Like I said, I don't respond well to shoulds. I'm not really seeing the difference between, "should" and "should be able to". Maybe I'm not able to. Maybe my kids are not able to. Maybe I have one extremely hyper child who has a very difficult time settling down and one very sensitive child who has a difficult time dealing with said hyper child, two children (or maybe more) who need a lot of parental attention and involvement. I could force them to comply regardless of how they feel. I know how to do that. I can get that answer almost anywhere. I've also btdt and it didn't work out too well in the long run. Like I said previously, I would much rather find a way for us all to work together to have a more peaceful, pleasant time and that's where I am struggling. I am looking for alternatives to the mainstay, set a bedtime, follow a strict routine and stick to it no matter how anyone feels about it. That's how the post sounded to me. If that's not what was meant, I apologize for misunderstanding. It would seem, too, that you don't actually have experience co-sleeping with more than one child or with older children since your children are out of the family bed by the age of 2 or 3.

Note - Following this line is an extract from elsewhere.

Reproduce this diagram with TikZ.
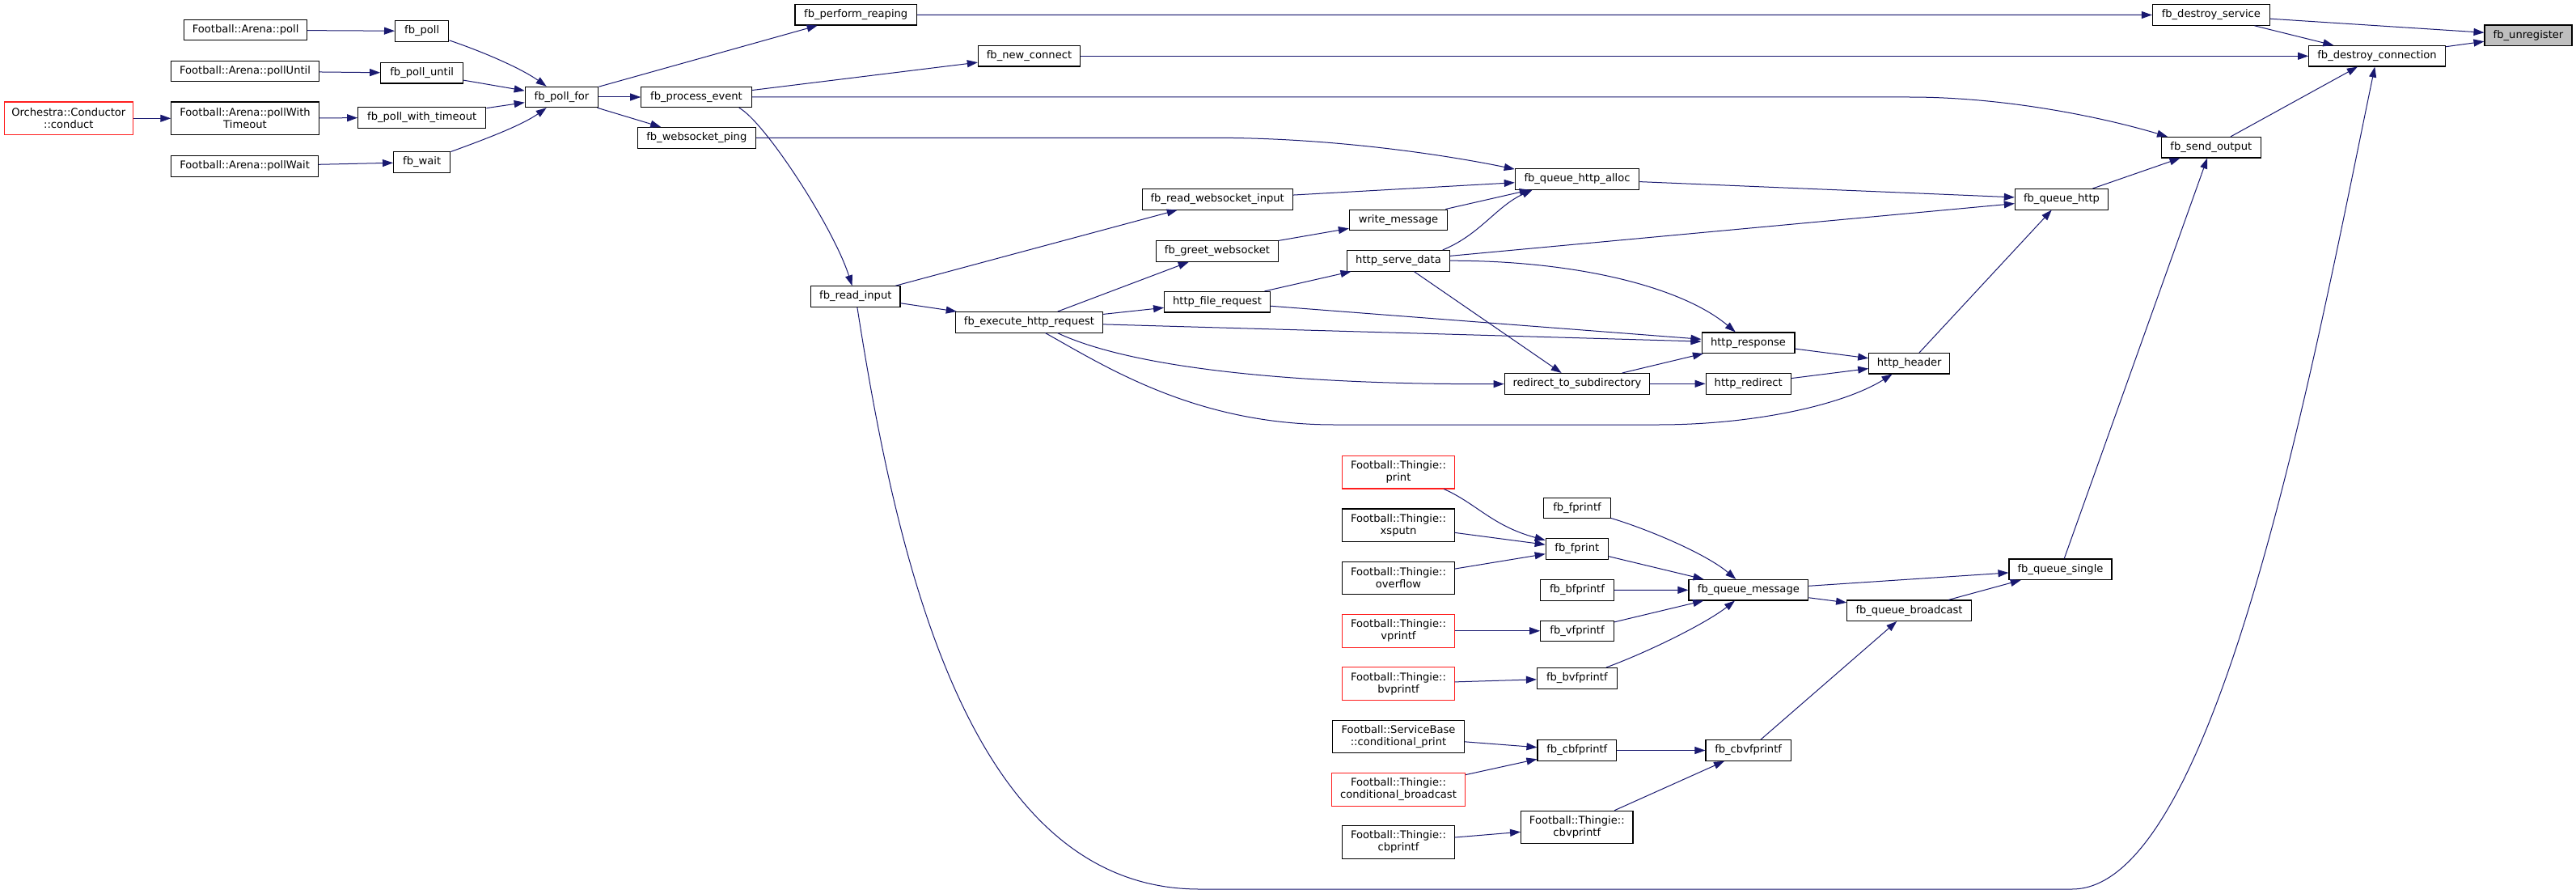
\documentclass[tikz,border=0pt]{standalone}
\usepackage{fontspec}
\setmainfont{DejaVu Sans}
\usetikzlibrary{arrows.meta}
\definecolor{edgeblue}{RGB}{25,25,112}
\definecolor{redborder}{RGB}{255,30,30}
\definecolor{unregfill}{RGB}{191,191,191}
\begin{document}
\begin{tikzpicture}[x=1pt,y=-1pt,
 box/.style={draw=black, line width=1.1pt, fill=white, inner sep=0pt, minimum height=25.5pt, font=\fontsize{13.1}{15}\selectfont, align=center},
 tall/.style={box, minimum height=40.5pt},
 redbox/.style={tall, draw=redborder},
 conn/.style={draw=edgeblue, line width=1pt, -{Triangle[length=13pt,width=9pt]}}
]
\fill[white] (0,0) rectangle (3185,1105);
\useasboundingbox (0,0) rectangle (3185,1105);

\node[box,minimum width=152pt] (apoll) at (303.6,37.2) {Football::Arena::poll};
\node[box,minimum width=66.3pt] (fbpoll) at (521.7,38.4) {fb\_poll};
\node[box,minimum width=182.4pt] (apolluntil) at (303,88) {Football::Arena::pollUntil};
\node[box,minimum width=102pt] (fbpolluntil) at (521.7,90.3) {fb\_poll\_until};
\node[redbox,minimum width=159.4pt] (orch) at (84.8,146.3) {Orchestra::Conductor\\::conduct};
\node[tall,minimum width=182.4pt] (apollwt) at (303,146.3) {Football::Arena::pollWith\\Timeout};
\node[box,minimum width=158.2pt] (fbpollwt) at (521.7,145.3) {fb\_poll\_with\_timeout};
\node[box,minimum width=181.8pt] (apollwait) at (302.6,205.3) {Football::Arena::pollWait};
\node[box,minimum width=70.2pt] (fbwait) at (521.7,200.5) {fb\_wait};
\node[box,minimum width=90.6pt] (fbpollfor) at (694.5,120) {fb\_poll\_for};
\node[box,minimum width=136.5pt] (fbprocev) at (861,120) {fb\_process\_event};
\node[box,minimum width=146pt] (fbwsping) at (861.3,170.3) {fb\_websocket\_ping};
\node[box,minimum width=150.5pt] (fbreaping) at (1058.2,18.3) {fb\_perform\_reaping};
\node[box,minimum width=126.3pt] (fbnewconn) at (1272.5,69.3) {fb\_new\_connect};
\node[box,minimum width=144.8pt] (fbdestserv) at (2733.8,18.5) {fb\_destroy\_service};
\node[box,minimum width=108pt,fill=unregfill] (fbunreg) at (3126,43.8) {fb\_unregister};
\node[box,minimum width=168.6pt] (fbdestconn) at (2939,69.3) {fb\_destroy\_connection};
\node[box,minimum width=122.5pt] (fbsendout) at (2733.8,182.2) {fb\_send\_output};
\node[box,minimum width=153.4pt] (fbqha) at (1950,221.4) {fb\_queue\_http\_alloc};
\node[box,minimum width=115.3pt] (fbqhttp) at (2549,246.3) {fb\_queue\_http};
\node[box,minimum width=186.2pt] (fbreadws) at (1505.2,246.3) {fb\_read\_websocket\_input};
\node[box,minimum width=121.2pt] (writemsg) at (1729,271.8) {write\_message};
\node[box,minimum width=151.2pt] (fbgreet) at (1505,310.5) {fb\_greet\_websocket};
\node[box,minimum width=126.2pt] (httpserve) at (1729,322.3) {http\_serve\_data};
\node[box,minimum width=110.3pt] (fbreadin) at (1057.8,366.5) {fb\_read\_input};
\node[box,minimum width=130.8pt] (httpfile) at (1505,373.2) {http\_file\_request};
\node[box,minimum width=182.3pt] (fbexec) at (1272.5,398.3) {fb\_execute\_http\_request};
\node[box,minimum width=114.9pt] (httpresp) at (2161.5,423.7) {http\_response};
\node[box,minimum width=100pt] (httphead) at (2360.7,449.2) {http\_header};
\node[box,minimum width=179.6pt] (redirsub) at (1950,474.3) {redirect\_to\_subdirectory};
\node[box,minimum width=105.1pt] (httpredir) at (2161.7,474.3) {http\_redirect};
\node[redbox,minimum width=139.4pt] (tprint) at (1729,583.7) {Football::Thingie::\\print};
\node[box,minimum width=82.3pt] (fbfprintf) at (1950,627.8) {fb\_fprintf};
\node[tall,minimum width=138.3pt] (txsputn) at (1729,649.2) {Football::Thingie::\\xsputn};
\node[box,minimum width=77.2pt] (fbfprint) at (1949.8,678.3) {fb\_fprint};
\node[tall,minimum width=138.3pt] (toverflow) at (1729,714.5) {Football::Thingie::\\overflow};
\node[box,minimum width=90.6pt] (fbbfprintf) at (1950,729.5) {fb\_bfprintf};
\node[box,minimum width=147.9pt] (fbqmsg) at (2161.9,729.2) {fb\_queue\_message};
\node[box,minimum width=127pt] (fbqsingle) at (2547.5,703.7) {fb\_queue\_single};
\node[box,minimum width=153.7pt] (fbqbcast) at (2360.5,754.7) {fb\_queue\_broadcast};
\node[redbox,minimum width=138.3pt] (tvprintf) at (1729,779.8) {Football::Thingie::\\vprintf};
\node[box,minimum width=90.6pt] (fbvfprintf) at (1950,779.8) {fb\_vfprintf};
\node[redbox,minimum width=138.3pt] (tbvprintf) at (1729,845) {Football::Thingie::\\bvprintf};
\node[box,minimum width=98.8pt] (fbbvfprintf) at (1949.8,838.3) {fb\_bvfprintf};
\node[tall,minimum width=162.7pt] (tservbase) at (1729,910.5) {Football::ServiceBase\\::conditional\_print};
\node[box,minimum width=97.6pt] (fbcbfprintf) at (1949.8,927.5) {fb\_cbfprintf};
\node[box,minimum width=105.2pt] (fbcbvfprintf) at (2161.6,927.5) {fb\_cbvfprintf};
\node[redbox,minimum width=165.1pt] (tcondbc) at (1729,975.8) {Football::Thingie::\\conditional\_broadcast};
\node[tall,minimum width=138.4pt] (tcbvprintf) at (1949.8,1022.5) {Football::Thingie::\\cbvprintf};
\node[tall,minimum width=138.3pt] (tcbprintf) at (1729,1040.8) {Football::Thingie::\\cbprintf};

% left part
\draw[conn] (apoll) -- (fbpoll);
\draw[conn] (apolluntil) -- (fbpolluntil);
\draw[conn] (orch) -- (apollwt);
\draw[conn] (apollwt) -- (fbpollwt);
\draw[conn] (apollwait) -- (fbwait);
\draw[conn] (fbpoll) .. controls (600,65) and (645,85) .. (fbpollfor);
\draw[conn] (fbpolluntil) -- (fbpollfor);
\draw[conn] (fbpollwt) -- (fbpollfor);
\draw[conn] (fbwait) .. controls (600,172) and (645,155) .. (fbpollfor);
\draw[conn] (fbpollfor) -- (fbreaping);
\draw[conn] (fbpollfor) -- (fbprocev);
\draw[conn] (fbpollfor) -- (fbwsping);
% top
\draw[conn] (fbreaping) -- (fbdestserv);
\draw[conn] (fbdestserv) -- (fbunreg);
\draw[conn] (fbdestserv) -- (fbdestconn);
\draw[conn] (fbdestconn) -- (fbunreg);
\draw[conn] (fbprocev) -- (fbnewconn);
\draw[conn] (fbnewconn) -- (fbdestconn);
\draw[conn] (fbprocev) -- (2361,120) .. controls (2480,120) and (2600,145) .. ([xshift=8pt]fbsendout.north west);
\draw[conn] ([xshift=-16pt]fbprocev.south east) .. controls (945,150) and (1030,280) .. (fbreadin);
\draw[conn] (fbwsping) -- (1500,170.3) .. controls (1650,170.3) and (1790,192) .. ([yshift=-1pt]fbqha.north west);
% middle
\draw[conn] (fbreadin) -- (fbreadws);
\draw[conn] (fbreadin) -- (fbexec);
\draw[conn] (fbreadin) .. controls (1110,700) and (1200,1099) .. (1483,1099) -- (2562,1099) .. controls (2740,1099) and (2860,450) .. (fbdestconn);
\draw[conn] (fbreadws) -- (fbqha);
\draw[conn] (writemsg) -- (fbqha);
\draw[conn] ([xshift=-9pt]httpserve.north east) .. controls (1830,290) and (1850,255) .. ([xshift=22pt]fbqha.south west);
\draw[conn] (fbqha) -- (fbqhttp);
\draw[conn] (fbqhttp) -- (fbsendout);
\draw[conn] (fbsendout) -- (fbdestconn);
\draw[conn] (fbexec) -- (fbgreet);
\draw[conn] (fbgreet) -- (writemsg);
\draw[conn] (fbexec) -- (httpfile);
\draw[conn] (httpfile) -- (httpserve);
\draw[conn] (httpserve) -- (fbqhttp);
\draw[conn] (httpserve) .. controls (1950,322) and (2080,355) .. (httpresp);
\draw[conn] (httpserve) -- (redirsub);
\draw[conn] (httpfile) -- (httpresp);
\draw[conn] (fbexec) -- (httpresp);
\draw[conn] ([xshift=35pt]fbexec.south) .. controls (1400,455) and (1600,475.5) .. (redirsub);
\draw[conn] ([xshift=20pt]fbexec.south) .. controls (1370,455) and (1480,525) .. (1650,525) -- (2050,525) .. controls (2170,525) and (2280,500) .. (httphead);
\draw[conn] (redirsub) -- (httpresp);
\draw[conn] (redirsub) -- (httpredir);
\draw[conn] (httpresp) -- (httphead);
\draw[conn] (httpredir) -- (httphead);
\draw[conn] (httphead) -- (fbqhttp);
% lower part
\draw[conn] (fbqsingle) -- (fbsendout);
\draw[conn] (fbqmsg) -- (fbqsingle);
\draw[conn] (fbqmsg) -- (fbqbcast);
\draw[conn] (fbqbcast) -- (fbqsingle);
\draw[conn] (fbfprintf) .. controls (2040,655) and (2110,685) .. (fbqmsg);
\draw[conn] (fbfprint) -- (fbqmsg);
\draw[conn] (fbbfprintf) -- (fbqmsg);
\draw[conn] (fbvfprintf) -- (fbqmsg);
\draw[conn] (fbbvfprintf) .. controls (2040,805) and (2110,770) .. (fbqmsg);
\draw[conn] ([xshift=-14pt]tprint.south east) .. controls (1825,622) and (1845,650) .. (fbfprint);
\draw[conn] (txsputn) -- (fbfprint);
\draw[conn] (toverflow) -- (fbfprint);
\draw[conn] (tvprintf) -- (fbvfprintf);
\draw[conn] (tbvprintf) -- (fbbvfprintf);
\draw[conn] (tservbase) -- (fbcbfprintf);
\draw[conn] (tcondbc) -- (fbcbfprintf);
\draw[conn] (fbcbfprintf) -- (fbcbvfprintf);
\draw[conn] (tcbvprintf) -- (fbcbvfprintf);
\draw[conn] (tcbprintf) -- (tcbvprintf);
\draw[conn] (fbcbvfprintf) -- (fbqbcast);
\end{tikzpicture}
\end{document}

Also, for the record, I wouldn't consider this merely a sleep forum. It is entitled The Family Bed and Nighttime Parenting. To me, that implies co-sleeping and the continuation of parenting children even at night. I've been on MDC for a long time and it has historically been a place for support for alternatives to the mainstream, which is why I come here rather than other parenting websites. There are many places I can go to get advice and info on making rules, setting limits (i.e. bedtimes) and so forth. Again, ime, most of the time this includes parents completely discounting how their children feel because it doesn't work with the rules. Many, many people that I am exposed to IRL do not seem to believe in nighttime parenting. They set bedtimes for their kids and then say they are done parenting for the day. They are off the clock, so to speak. I don't really get how a parent can ever be off the clock but whatever. And again, I am looking for alternatives to that, ways that my kids and I can work together rather than me setting external rules for them and them forcing them to comply with said rules.

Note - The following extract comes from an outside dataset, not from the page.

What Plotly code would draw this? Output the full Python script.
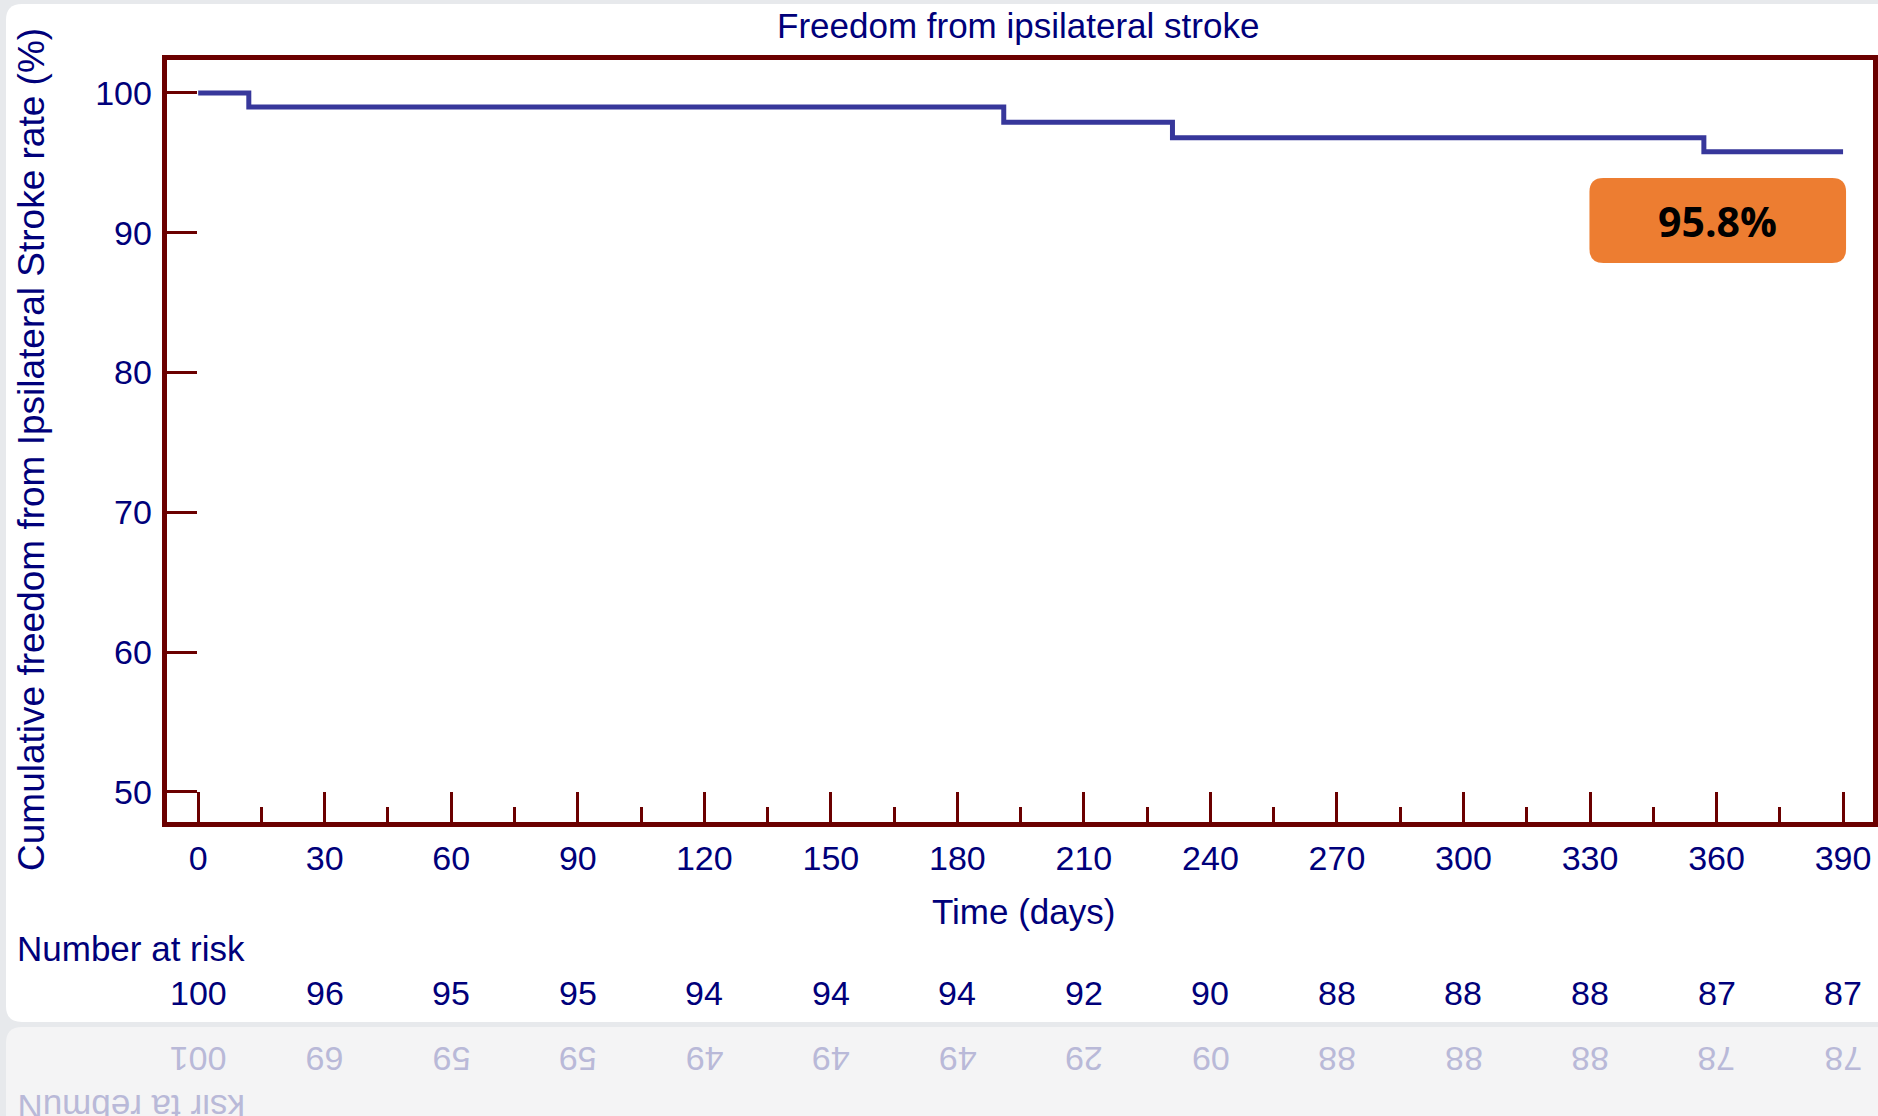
import plotly.graph_objects as go

W, H = 1878, 1116

# Kaplan-Meier estimate of freedom from ipsilateral stroke
days = [0, 12, 191, 231, 357, 390]
freedom = [100.0, 99.0, 97.9, 96.8, 95.8, 95.8]
final_rate = 95.8

x_ticks = list(range(0, 391, 30))
x_minor = list(range(15, 391, 30))
y_ticks = [50, 60, 70, 80, 90, 100]
at_risk = [100, 96, 95, 95, 94, 94, 94, 92, 90, 88, 88, 88, 87, 87]

FONT = "Liberation Sans, Arial, sans-serif"
NAVY = "#00007A"
FRAME = "#6B0000"
CURVE = "#37379B"
ORANGE = "#ED7D31"
PAGE = "#E7E9EC"
CARD = "#FFFFFF"
SHADOW = "#F4F4F5"
GHOST = "#B9B9D8"


def px(x):
    return x / W


def py(y):
    return 1 - y / H


def rounded_rect(x0, y0, x1, y1, r):
    pts = [
        ("M", [(x0 + r, y0)]),
        ("L", [(x1 - r, y0)]),
        ("Q", [(x1, y0), (x1, y0 + r)]),
        ("L", [(x1, y1 - r)]),
        ("Q", [(x1, y1), (x1 - r, y1)]),
        ("L", [(x0 + r, y1)]),
        ("Q", [(x0, y1), (x0, y1 - r)]),
        ("L", [(x0, y0 + r)]),
        ("Q", [(x0, y0), (x0 + r, y0)]),
    ]
    parts = []
    for cmd, coords in pts:
        parts.append(cmd + " ".join(f"{px(a):.5f},{py(b):.5f}" for a, b in coords))
    return " ".join(parts) + " Z"


def label(text, x, y, size, color=NAVY, xref="paper", xanchor="center", **kw):
    font = dict(family=kw.pop("family", FONT), size=size, color=color)
    if "weight" in kw:
        font["weight"] = kw.pop("weight")
    return dict(text=text, x=x, y=y, xref=xref, yref="paper", showarrow=False,
                xanchor=xanchor, yanchor="middle", font=font, **kw)


fig = go.Figure()
fig.add_trace(go.Scatter(
    x=days, y=freedom, mode="lines",
    line=dict(color=CURVE, width=5, shape="hv"),
    hoverinfo="skip", showlegend=False,
))

shapes = [
    # white card and its faded reflection
    dict(type="path", xref="paper", yref="paper", layer="below",
         path=rounded_rect(6, 4, 1920, 1022, 16), fillcolor=CARD, line=dict(width=0)),
    dict(type="path", xref="paper", yref="paper", layer="below",
         path=rounded_rect(6, 1027, 1920, 1140, 16), fillcolor=SHADOW, line=dict(width=0)),
    # rounded badge with the final estimate
    dict(type="path", xref="paper", yref="paper", layer="above",
         path=rounded_rect(1592, 178, 1849, 263, 14), fillcolor=ORANGE, line=dict(width=0)),
]

annotations = [
    label("Freedom from ipsilateral stroke", px(1020), py(25), 35),
    label("Cumulative freedom from Ipsilateral Stroke rate (%)", px(32), py(449), 37,
          textangle=-90),
    label("Time (days)", px(1025), py(911), 35),
    label("Number at risk", px(15), py(948), 35, xanchor="left"),
    label(f"{final_rate}%", px(1720), py(221), 41, color="#000000",
          family="Open Sans, sans-serif", weight="bold"),
    # reflected caption (upside down)
    label("Number at risk"[::-1], px(15), py(2056 - 948), 35, color=GHOST,
          xanchor="left", textangle=180),
]

for d, n in zip(x_ticks, at_risk):
    annotations.append(label(str(n), d, py(993), 34, xref="x"))
    annotations.append(label(str(n)[::-1], d, py(2052 - 993), 34, color=GHOST,
                             xref="x", textangle=180))

fig.update_layout(
    width=W, height=H,
    margin=dict(l=0, r=0, t=0, b=0),
    paper_bgcolor=PAGE,
    plot_bgcolor="rgba(0,0,0,0)",
    showlegend=False,
    shapes=shapes,
    annotations=annotations,
    xaxis=dict(
        domain=[px(167), px(1876)], range=[-7.46, 397.1],
        tickmode="array", tickvals=x_ticks,
        ticks="inside", ticklen=30, tickwidth=3, tickcolor=FRAME,
        minor=dict(tickmode="array", tickvals=x_minor, ticks="inside",
                   ticklen=15, tickwidth=3, tickcolor=FRAME, showgrid=False),
        showline=True, linecolor=FRAME, linewidth=5, mirror=True,
        showgrid=False, zeroline=False,
        tickfont=dict(family=FONT, size=34, color=NAVY),
        ticklabelstandoff=2,
        fixedrange=True,
    ),
    yaxis=dict(
        domain=[py(822), py(60)], range=[47.85, 102.36],
        tickmode="array", tickvals=y_ticks,
        ticks="inside", ticklen=30, tickwidth=3, tickcolor=FRAME,
        showline=True, linecolor=FRAME, linewidth=5, mirror=True,
        showgrid=False, zeroline=False,
        tickfont=dict(family=FONT, size=34, color=NAVY),
        ticklabelstandoff=3,
        fixedrange=True,
    ),
)

fig.write_html("out.html")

I do fully expect to have my needs met, just not at the expense of my kids. I'm not sure what is meant by having my children make a decision at the peak of their tiredness. What decision are they making? We have a routine. We got to bed around the same time every night. We do pretty much the same thing every night to get ready for bed and once we get into bed. It's only recently that my boys have started all the noise and fuss and commotion on the way to bed. It's mostly around getting upstairs and getting into the bathroom to brush teeth and then getting into bed. They continue to play and, along with their play, comes bickering. Also, it's mostly the younger one, the 4yo. He has a much harder time settling down and being quiet. Until I turn out the lights and we all lay down he can't even seem to sit or lay still for any length of time.

I do think one major thing that will help is doing as much to get ready for bed earlier. That way when it's time to actually lay down and go to sleep that's all we have to do.

I'm rambling on and on, which I didn't mean to do. I also didn't mean to perpetuate the argument.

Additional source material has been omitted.